|Sunday, 4 December 2005|
Dedicated English teacher
by A. Kandappah
Wilbert Ranasinghe, a teacher in his early 40s at Ketawala Vidyalaya in rural Inguruwatha, Mawathagama is an exceptional man in this largely material society that blindly worships only 'winners' - those who accumulate big bucks - and fast. The means are often overlooked for as the saying goes "success is a great deodorant, It washes away all your past sins".
We are sadly a society where the success of men are measured only by the cold yardstick of accumulation of wealth. But there are amongst us men of greater character and integrity though less poorly endowed with material trappings.
What makes Ranasinghe different from other teachers is his inherent and passionate humanism, his dedication to equip his economically disadvantaged students with a working knowledge of the English language in a background where only Sinhala is spoken. He has taken upon himself the task of teaching English to these children of poor farmers and cultivators - as an instrument for their upward social mobility when they enter the job market.
There are about 200 children in this cramped, underprivileged school located in an almost inaccessible rural setting where students get up at dawn and walk to school in rubber slippers. The timings of the only bus from Mawathagama town to the four kilometre ride to Ketawala is not in line with school opening time and the meagre bus fare, totally out of reach for these children.
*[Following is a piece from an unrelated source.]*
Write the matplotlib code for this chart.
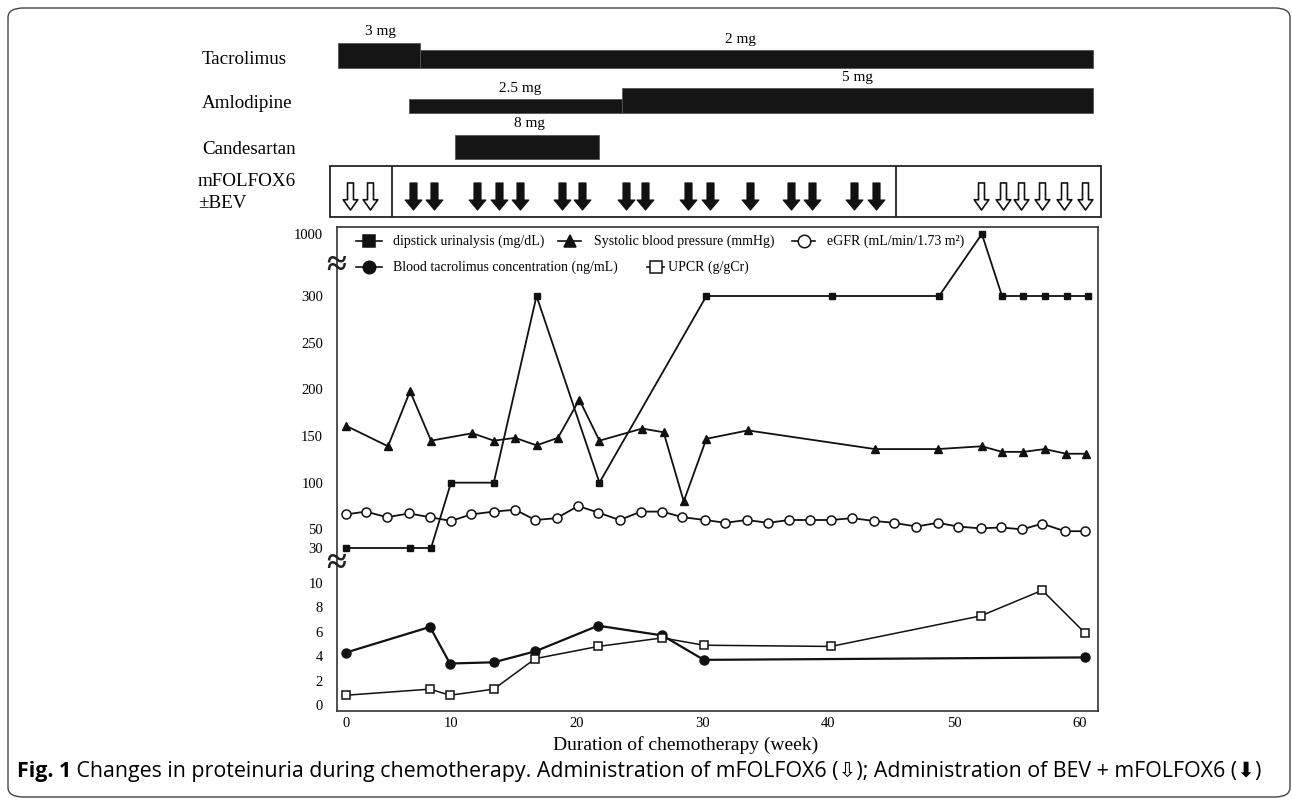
import numpy as np
import matplotlib
matplotlib.use("Agg")
import matplotlib.pyplot as plt
from matplotlib.path import Path
from matplotlib.lines import Line2D
from matplotlib.patches import FancyBboxPatch, Rectangle

# ---------------- data ----------------
dip_week = [0, 6.1, 8.1, 10.0, 13.4, 16.8, 21.8, 30.3, 40.3, 48.8, 52.2, 53.8, 55.5, 57.2, 59.0, 60.6]
dip_val = [30, 30, 30, 100, 100, 300, 100, 300, 300, 300, 1000, 300, 300, 300, 300, 300]

sbp_week = [0, 4.0, 6.1, 8.1, 11.7, 13.4, 15.1, 16.8, 18.5, 20.2, 21.8, 25.2, 26.9, 28.5,
            30.3, 33.6, 43.7, 48.7, 52.2, 53.8, 55.5, 57.2, 58.9, 60.5]
sbp_val = [161, 139, 198, 145, 153, 145, 148, 140, 148, 189, 145, 158, 154, 80,
           147, 156, 136, 136, 139, 133, 133, 136, 131, 131]

egfr_week = [0, 1.9, 3.9, 6.0, 8.0, 10.0, 11.6, 13.4, 15.1, 16.7, 18.4, 20.1, 21.7, 23.4, 25.1,
             26.8, 28.4, 30.2, 31.8, 33.5, 35.2, 36.9, 38.5, 40.2, 41.9, 43.6, 45.2, 47.0, 48.7,
             50.3, 52.1, 53.7, 55.4, 57.0, 58.8, 60.4]
egfr_val = [66, 69, 63, 67, 63, 59, 66, 69, 71, 60, 62, 75, 68, 60, 69,
            69, 63, 60, 57, 60, 57, 60, 60, 60, 62, 59, 57, 53, 57,
            53, 51, 52, 50, 56, 48, 48]

tac_week = [0, 8.0, 9.9, 13.4, 16.7, 21.7, 26.8, 30.1, 60.4]
tac_val = [4.3, 6.4, 3.4, 3.5, 4.4, 6.5, 5.7, 3.7, 3.9]

upcr_week = [0, 8.0, 9.9, 13.4, 16.7, 21.7, 26.8, 30.1, 40.2, 52.1, 57.0, 60.4]
upcr_val = [0.8, 1.3, 0.8, 1.3, 3.8, 4.8, 5.5, 4.9, 4.8, 7.3, 9.4, 5.9]

drug_names = ["Tacrolimus", "Amlodipine", "Candesartan"]
drug_start = [[-0.8, 7.05], [6.0, 23.6], [10.35]]
drug_end = [[7.05, 61.0], [23.6, 61.0], [21.75]]
drug_dose = [["3 mg", "2 mg"], ["2.5 mg", "5 mg"], ["8 mg"]]
dose_label_week = [[3.3, 33.0], [15.5, 42.3], [16.2]]

chemo_only_weeks = [0.4, 2.3, 52.1, 53.9, 55.3, 57.0, 58.7, 60.4]
bev_weeks = [6.4, 8.4, 12.1, 13.8, 15.5, 18.8, 20.4, 23.9, 25.4, 28.8, 30.6, 33.8,
             37.0, 38.7, 42.0, 43.8]
phase_bounds = [-1.52, 4.38, 45.37, 61.67]

y_ticks = [0, 2, 4, 6, 8, 10, 30, 50, 100, 150, 200, 250, 300, 1000]
x_ticks = [0, 10, 20, 30, 40, 50, 60]

# ---------------- layout ----------------
W, H, DPI = 1292, 799, 100
plt.rcParams["font.family"] = ["Liberation Serif", "DejaVu Serif"]
plt.rcParams["font.size"] = 10.5

def fx(x):
    return x / W

def fy(y):
    return 1 - y / H

# piecewise axis scales (the original chart is not uniform)
def xf(w):
    w = np.asarray(w, float)
    return np.where(w < 10, w * 10.5, 105 + (w - 10) * 12.58)

def xi(p):
    p = np.asarray(p, float)
    return np.where(p < 105, p / 10.5, 10 + (p - 105) / 12.58)

def yf(v):
    v = np.asarray(v, float)
    return np.where(v <= 10, v * 12.2,
           np.where(v <= 30, 122 + (v - 10) * 1.75,
           np.where(v <= 300, 157 + (v - 30) * 0.9333, 409 + (v - 300) * (62 / 700))))

def yi(u):
    u = np.asarray(u, float)
    return np.where(u <= 122, u / 12.2,
           np.where(u <= 157, 10 + (u - 122) / 1.75,
           np.where(u <= 409, 30 + (u - 157) / 0.9333, 300 + (u - 409) * 700 / 62)))

X0PIX = 346  # pixel of week 0
YBASE = 705  # pixel of value 0

fig = plt.figure(figsize=(W / DPI, H / DPI), dpi=DPI)

# ---- main axes ----
axL, axR, axT, axB = 337, 1098, 227, 711
ax = fig.add_axes([fx(axL), fy(axB), (axR - axL) / W, (axB - axT) / H])
ax.set_xscale("function", functions=(xf, xi))
ax.set_yscale("function", functions=(yf, yi))
ax.set_xlim(float(xi(axL - X0PIX)), float(xi(axR - X0PIX)))
ax.set_ylim(float(yi(YBASE - axB)), float(yi(YBASE - axT)))
ax.set_xticks(x_ticks)
ax.set_xticklabels([str(t) for t in x_ticks])
ax.set_yticks(y_ticks)
ax.set_yticklabels([str(t) for t in y_ticks])
ax.minorticks_off()
ax.tick_params(axis="both", length=0, labelsize=10.5)
ax.tick_params(axis="y", pad=10)
ax.tick_params(axis="x", pad=4)
for s in ax.spines.values():
    s.set_color("#333333")
    s.set_linewidth(1.2)

lc = "#111111"
ax.plot(dip_week, dip_val, color=lc, lw=1.3, marker="s", ms=4.5, mfc=lc, mec=lc, zorder=3)
ax.plot(sbp_week, sbp_val, color=lc, lw=1.3, marker="^", ms=6, mfc=lc, mec=lc, zorder=3)
ax.plot(egfr_week, egfr_val, color=lc, lw=1.3, marker="o", ms=6.5, mfc="white", mec=lc, mew=1.1, zorder=4)
ax.plot(tac_week, tac_val, color=lc, lw=1.6, marker="o", ms=6.5, mfc=lc, mec=lc, zorder=3)
ax.plot(upcr_week, upcr_val, color=lc, lw=1.1, marker="s", ms=6, mfc="white", mec=lc, mew=1.1, zorder=4)

# axis break marks
for yb in (266, 565):
    fig.text(fx(336), fy(yb), "\u2248", fontsize=26, ha="center", va="center",
             fontweight="bold", color="#222222")

# legend (drawn manually to reproduce its irregular layout)
def legend_item(x0, x1, y, marker, mfc, ms, tx, label):
    fig.add_artist(Line2D([fx(x0), fx(x1)], [fy(y), fy(y)], transform=fig.transFigure,
                          color=lc, lw=1.2))
    fig.add_artist(Line2D([fx((x0 + x1) / 2)], [fy(y)], transform=fig.transFigure, ls="none",
                          marker=marker, mfc=mfc, mec=lc, mew=1.1, ms=ms))
    fig.text(fx(tx), fy(y), label, ha="left", va="center", fontsize=10)

legend_item(356, 382, 241, "s", lc, 9, 393, "dipstick urinalysis (mg/dL)")
legend_item(558, 581, 241, "^", lc, 8, 594, "Systolic blood pressure (mmHg)")
legend_item(792, 815, 241, "o", "white", 9, 827, "eGFR (mL/min/1.73 m\u00b2)")
legend_item(356, 382, 267, "o", lc, 9, 393, "Blood tacrolimus concentration (ng/mL)")
legend_item(647, 664, 267, "s", "white", 8.5, 668, "UPCR (g/gCr)")

fig.text(fx(686), fy(745), "Duration of chemotherapy (week)", ha="center", va="center", fontsize=14)

# ---- top panel: drugs and chemotherapy ----
tL, tR, tT, tB = 180, 1110, 0, 222
axt = fig.add_axes([fx(tL), fy(tB), (tR - tL) / W, (tB - tT) / H])
axt.set_xscale("function", functions=(xf, xi))
axt.set_xlim(float(xi(tL - X0PIX)), float(xi(tR - X0PIX)))
axt.set_ylim(tB - tT, 0)
axt.axis("off")

bar_bottom = [68.3, 113.3, 159.3]
bar_heights = [[25.6, 18.3], [14.0, 25.0], [24.3]]
name_y = [60, 103, 149]
for i, name in enumerate(drug_names):
    fig.text(fx(202), fy(name_y[i]), name, ha="left", va="center", fontsize=13.7)
    for s, e, d, h, lx in zip(drug_start[i], drug_end[i], drug_dose[i], bar_heights[i], dose_label_week[i]):
        axt.barh(bar_bottom[i] - h, e - s, left=s, height=h, align="edge",
                 color="#151515", edgecolor="#555555", linewidth=0.6)
        axt.text(lx, bar_bottom[i] - h - 11, d, ha="center", va="center", fontsize=11)

fig.text(fx(198), fy(182), "mFOLFOX6", ha="left", va="center", fontsize=13.7)
fig.text(fx(198), fy(204), "\u00b1BEV", ha="left", va="center", fontsize=13.7)

box_top, box_bot = 165.7, 217.3
axt.add_patch(Rectangle((phase_bounds[0], box_top), phase_bounds[-1] - phase_bounds[0],
                        box_bot - box_top, fill=False, ec="#222222", lw=1.3))
axt.vlines(phase_bounds[1:-1], box_top, box_bot, color="#222222", lw=1.3)

def arrow_path(sw, hw, hh):
    v = [(-sw, 0.5), (sw, 0.5), (sw, -0.5 + hh), (hw, -0.5 + hh), (0, -0.5),
         (-hw, -0.5 + hh), (-sw, -0.5 + hh), (-sw, 0.5)]
    codes = [Path.MOVETO] + [Path.LINETO] * 6 + [Path.CLOSEPOLY]
    return Path(v, codes)

open_arrow = arrow_path(0.11, 0.27, 0.38)
filled_arrow = arrow_path(0.13, 0.31, 0.37)
arrow_y = 196
axt.plot(chemo_only_weeks, [arrow_y] * len(chemo_only_weeks), ls="none", marker=open_arrow,
         ms=19.5, mfc="white", mec="#111111", mew=1.2)
axt.plot(bev_weeks, [arrow_y] * len(bev_weeks), ls="none", marker=filled_arrow,
         ms=19.5, mfc="#111111", mec="#111111", mew=0.8)

# ---- caption and frame ----
cap_font = ["Open Sans", "DejaVu Sans"]
t1 = fig.text(fx(17), fy(771), "Fig. 1", ha="left", va="center", fontsize=15.4,
              fontweight="bold", family=cap_font)
ax.annotate(" Changes in proteinuria during chemotherapy. Administration of mFOLFOX6 (\u21e9); "
            "Administration of BEV + mFOLFOX6 (\u2b07)",
            xy=(1, 0.5), xycoords=t1, ha="left", va="center", fontsize=15.4,
            family=cap_font, annotation_clip=False)

frame = FancyBboxPatch((fx(8), fy(797)), fx(1290) - fx(8), fy(8) - fy(797),
                       boxstyle="round,pad=0,rounding_size=0.012", transform=fig.transFigure,
                       fill=False, ec="#444444", lw=1.0)
fig.add_artist(frame)

fig.savefig("out.png", dpi=DPI)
The children shyly admit they often have one square meal a day and that too "Parippu" and "Polsambole" and yet their cheerfulness and the radiance of their omnipresent smile betrays their inner dream that one day they will "make it". Though himself not an English graduate or with exceptional competence in the language, what teacher Ranasinghe has accomplished in turning these rural children to enthusiastically read, write and speak English is remarkable.
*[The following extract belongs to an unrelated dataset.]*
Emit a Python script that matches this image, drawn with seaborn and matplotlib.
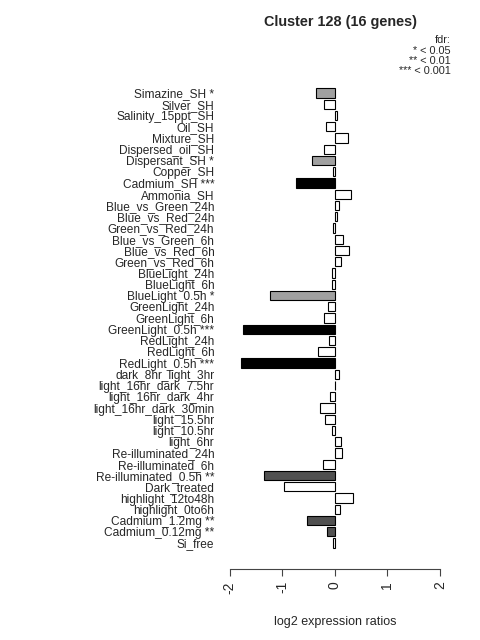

Ranasinghe arrives in school an hour ahead of opening time and leaves two after closing time to teach them English since the regular syllabus has to be covered during normal school times. That the children have gained better - than - average grasp of English-achieved with minimum tools of education available to them is not only a tribute to the dedication of their teacher but also the reality even in the harshest of conditions there remain in simple children talents within that cry out for opportunities to manifest.
I learnt of this school and teacher Ranasinghe while watching TV some months ago. I got in touch with Ranasinghe and told him I have friends who might be of assistance and enquired how I can help. I was told these children go about in rubber slippers, for they do not have the means to buy shoes.
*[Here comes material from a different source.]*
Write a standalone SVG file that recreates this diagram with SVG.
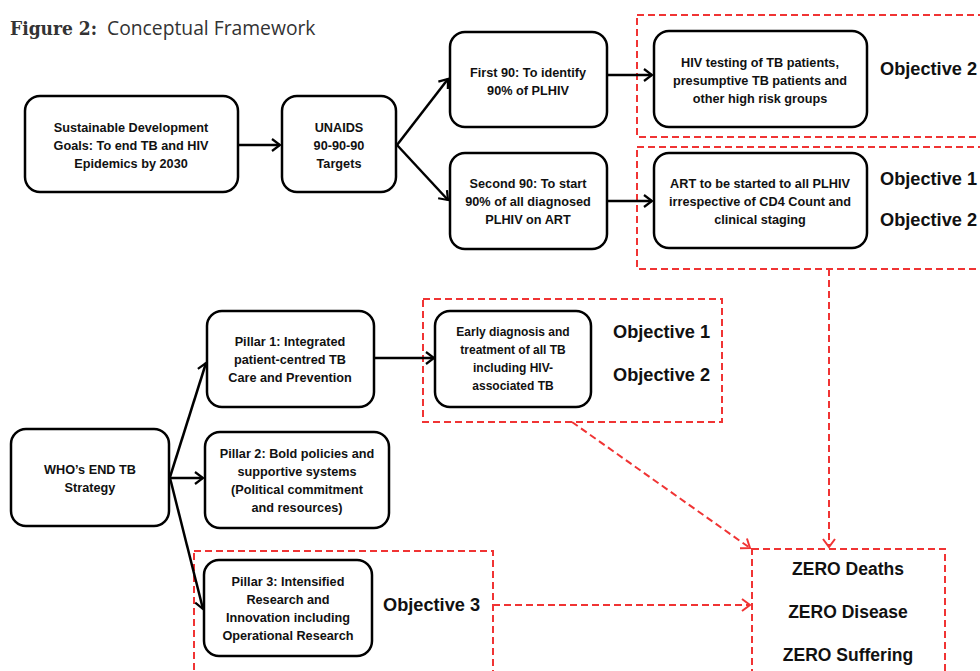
<svg xmlns="http://www.w3.org/2000/svg" width="980" height="671" viewBox="0 0 980 671">
<style>
  .box { fill: #fff; stroke: #000; stroke-width: 2.5; }
  .red { fill: none; stroke: #f03434; stroke-width: 2; stroke-dasharray: 7 4; }
  .t { font-family: "Liberation Sans", Arial, sans-serif; font-weight: bold; font-size: 12.7px; fill: #111; text-anchor: middle; }
  .ts { font-size: 12px; }
  .obj { font-family: "Liberation Sans", Arial, sans-serif; font-weight: bold; font-size: 18.2px; fill: #111; }
  .zero { font-family: "Liberation Sans", Arial, sans-serif; font-weight: bold; font-size: 17.5px; fill: #111; text-anchor: middle; }
  .arr { fill: none; stroke: #000; stroke-width: 2.5; marker-end: url(#ah); }
  .rarr { fill: none; stroke: #f03434; stroke-width: 2; stroke-dasharray: 7 4; marker-end: url(#rh); }
</style>
<defs>
  <marker id="ah" viewBox="-10 -7 12 14" markerWidth="12" markerHeight="14" refX="0" refY="0" orient="auto" markerUnits="userSpaceOnUse">
    <path d="M-8,-6 L0,0 L-8,6" fill="none" stroke="#000" stroke-width="2.2"/>
  </marker>
  <marker id="rh" viewBox="-10 -7 12 14" markerWidth="12" markerHeight="14" refX="0" refY="0" orient="auto" markerUnits="userSpaceOnUse">
    <path d="M-8,-6 L0,0 L-8,6" fill="none" stroke="#f03434" stroke-width="2"/>
  </marker>
</defs>
<rect width="980" height="671" fill="#fff"/>

<g id="title">
  <text x="10" y="35" font-family="'DejaVu Serif Condensed', 'DejaVu Serif', serif" font-weight="bold" font-size="19" fill="#333">Figure 2:</text>
  <text x="107" y="35" font-family="'Open Sans', sans-serif" font-size="19.3" fill="#333">Conceptual Framework</text>
</g>

<g id="groups">
  <rect id="grp-obj2" class="red" x="637" y="15" width="400" height="122"/>
  <rect id="grp-obj12" class="red" x="637" y="147" width="400" height="122"/>
  <rect id="grp-pillar1" class="red" x="423" y="299" width="299" height="123"/>
  <rect id="grp-pillar3" class="red" x="194" y="551" width="299" height="140"/>
</g>

<g id="connectors">
  <path class="arr" d="M238,145 L280,145"/>
  <path class="arr" d="M397,145 L448,79"/>
  <path class="arr" d="M397,145 L448,200"/>
  <path class="arr" d="M607,75 L652,75"/>
  <path class="arr" d="M607,201 L652,201"/>
  <path class="arr" d="M170,477 L206,363"/>
  <path class="arr" d="M170,478 L203,478"/>
  <path class="arr" d="M170,478 L203,609"/>
  <path class="arr" d="M374,358 L434,358"/>
  <path class="rarr" d="M829,269 L829,547"/>
  <path class="rarr" d="M572,422 L750,548"/>
  <path class="rarr" d="M493,605 L750,605"/>
</g>

<g id="sdg">
  <rect class="box" x="25" y="96" width="213" height="96" rx="15"/>
  <text class="t" x="131" y="131.5">Sustainable Development</text>
  <text class="t" x="131" y="149.5">Goals: To end TB and HIV</text>
  <text class="t" x="131" y="167.5">Epidemics by 2030</text>
</g>
<g id="unaids">
  <rect class="box" x="282" y="96" width="114" height="96" rx="15"/>
  <text class="t" x="339" y="131.5">UNAIDS</text>
  <text class="t" x="339" y="149.5">90-90-90</text>
  <text class="t" x="339" y="167.5">Targets</text>
</g>
<g id="first90">
  <rect class="box" x="450" y="32" width="157" height="95" rx="15"/>
  <text class="t" x="528" y="76.5">First 90: To identify</text>
  <text class="t" x="528" y="94.5">90% of PLHIV</text>
</g>
<g id="second90">
  <rect class="box" x="450" y="153" width="157" height="96" rx="15"/>
  <text class="t" x="528" y="187.5">Second 90: To start</text>
  <text class="t" x="528" y="205.5">90% of all diagnosed</text>
  <text class="t" x="528" y="223.5">PLHIV on ART</text>
</g>
<g id="hivtesting">
  <rect class="box" x="654" y="31" width="213" height="96" rx="15"/>
  <text class="t" x="760" y="66.5">HIV testing of TB patients,</text>
  <text class="t" x="760" y="84.5">presumptive TB patients and</text>
  <text class="t" x="760" y="102.5">other high risk groups</text>
</g>
<g id="art">
  <rect class="box" x="654" y="153" width="213" height="95" rx="15"/>
  <text class="t" x="760" y="187.5">ART to be started to all PLHIV</text>
  <text class="t" x="760" y="205.5">irrespective of CD4 Count and</text>
  <text class="t" x="760" y="223.5">clinical staging</text>
</g>
<g id="obj-top">
  <text class="obj" x="880" y="75">Objective 2</text>
  <text class="obj" x="880" y="185">Objective 1</text>
  <text class="obj" x="880" y="226">Objective 2</text>
</g>

<g id="who">
  <rect class="box" x="11" y="429" width="158" height="97" rx="15"/>
  <text class="t" x="90" y="473.5">WHO’s END TB</text>
  <text class="t" x="90" y="491.5">Strategy</text>
</g>
<g id="pillar1">
  <rect class="box" x="207" y="311" width="167" height="96" rx="15"/>
  <text class="t" x="290" y="346">Pillar 1: Integrated</text>
  <text class="t" x="290" y="364">patient-centred TB</text>
  <text class="t" x="290" y="382">Care and Prevention</text>
</g>
<g id="pillar2">
  <rect class="box" x="205" y="432" width="184" height="96" rx="15"/>
  <text class="t" x="297" y="457.5">Pillar 2: Bold policies and</text>
  <text class="t" x="297" y="475.5">supportive systems</text>
  <text class="t" x="297" y="493.5">(Political commitment</text>
  <text class="t" x="297" y="511.5">and resources)</text>
</g>
<g id="pillar3">
  <rect class="box" x="204" y="560" width="168" height="96" rx="15"/>
  <text class="t" x="288" y="585.5">Pillar 3: Intensified</text>
  <text class="t" x="288" y="603.5">Research and</text>
  <text class="t" x="288" y="621.5">Innovation including</text>
  <text class="t" x="288" y="639.5">Operational Research</text>
</g>
<g id="early">
  <rect class="box" x="435" y="311" width="156" height="96" rx="15"/>
  <text class="t ts" x="513" y="335.5">Early diagnosis and</text>
  <text class="t ts" x="513" y="353.5">treatment of all TB</text>
  <text class="t ts" x="513" y="371.5">including HIV-</text>
  <text class="t ts" x="513" y="389.5">associated TB</text>
</g>
<g id="obj-mid">
  <text class="obj" x="613" y="338">Objective 1</text>
  <text class="obj" x="613" y="381">Objective 2</text>
  <text class="obj" x="383" y="611">Objective 3</text>
</g>
<g id="zero">
  <rect class="red" x="752" y="549" width="193" height="140"/>
  <text class="zero" x="848" y="575">ZERO Deaths</text>
  <text class="zero" x="848" y="618">ZERO Disease</text>
  <text class="zero" x="848" y="661">ZERO Suffering</text>
</g>
</svg>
I spoke to a friend of mine - one on of Sri Lanka 's largest makers of shoes. He kindly consented to donate the 200 pairs of good quality leather shoes.
Other friends gladly gifted chocolates, biscuits and other sweets. I visited the school a few week ago joined by two friends who shared my thoughts to be of assistance to these children. One a well-known medical man identified with public health and the other, a successful Colombo businessman.
Another friend, a former Vice Chancellor and a former Minister of Education, who was keen to join us called it off at the last moment since he contacted a bad bout of influenza.
The Principal K. Wimaladeva, teacher Ranasinghe and the Divisional Director of Education, Mawathagama D. C. Ranasinghe were there to receive us extending typical rural hospitality, with the children singing the national Anthem and the School song unfurling the National flag and the School flag. They were keen we speak to the children in English.
We did and were impressed by the knowledge of English they have acquired conditions of clear handicap. We have no doubt at all, of given the right facilities and opportunity, these children will match the best in the more developed areas. We took along with us a little girl of eight - a winner of the Trinity College English of Speech and a student of a leading International School to interact with these children.
The Ketawala children grilled her in English and one girl asked her in perfect English "What language do you speak with your parents at home?" The Colombo girl replied "Mostly in English" and the Ketawala children giggled - obviously meaning "There you are".
The school had arranged for two girls, aged 11 and 13, to make brief impromptu speeches for us. They did well.
That the children of Ketawala have accomplished much sans the disadvantage of conversing with their parents in English and lacking an enabling environment was quite obvious but, nevertheless, what they have accomplished is encouraging.
If the excellent example set by this simple but dedicated English teacher in far away Ketawala inspires other under-developed areas, there is little doubt, like the children at Ketawala, if given the right opportunities, there can be thousands of children the quality of whose simple lives can change substantially if they secure a working knowledge of English initially, as a key to increasing their chances of a better job or better higher educational opportunities.
Already a leading Rotary Club in Colombo has expressed interest to see in what way they can help these children realize their dream of securing competence in English. I am also confident there are many others keen to assist talented children in under-developed areas to improve their lot.
The Ministry and Department of Education should look into this matter and offer necessary encouragement to the Principal and the English teacher referred to in a focused campaign to improve English at the national level.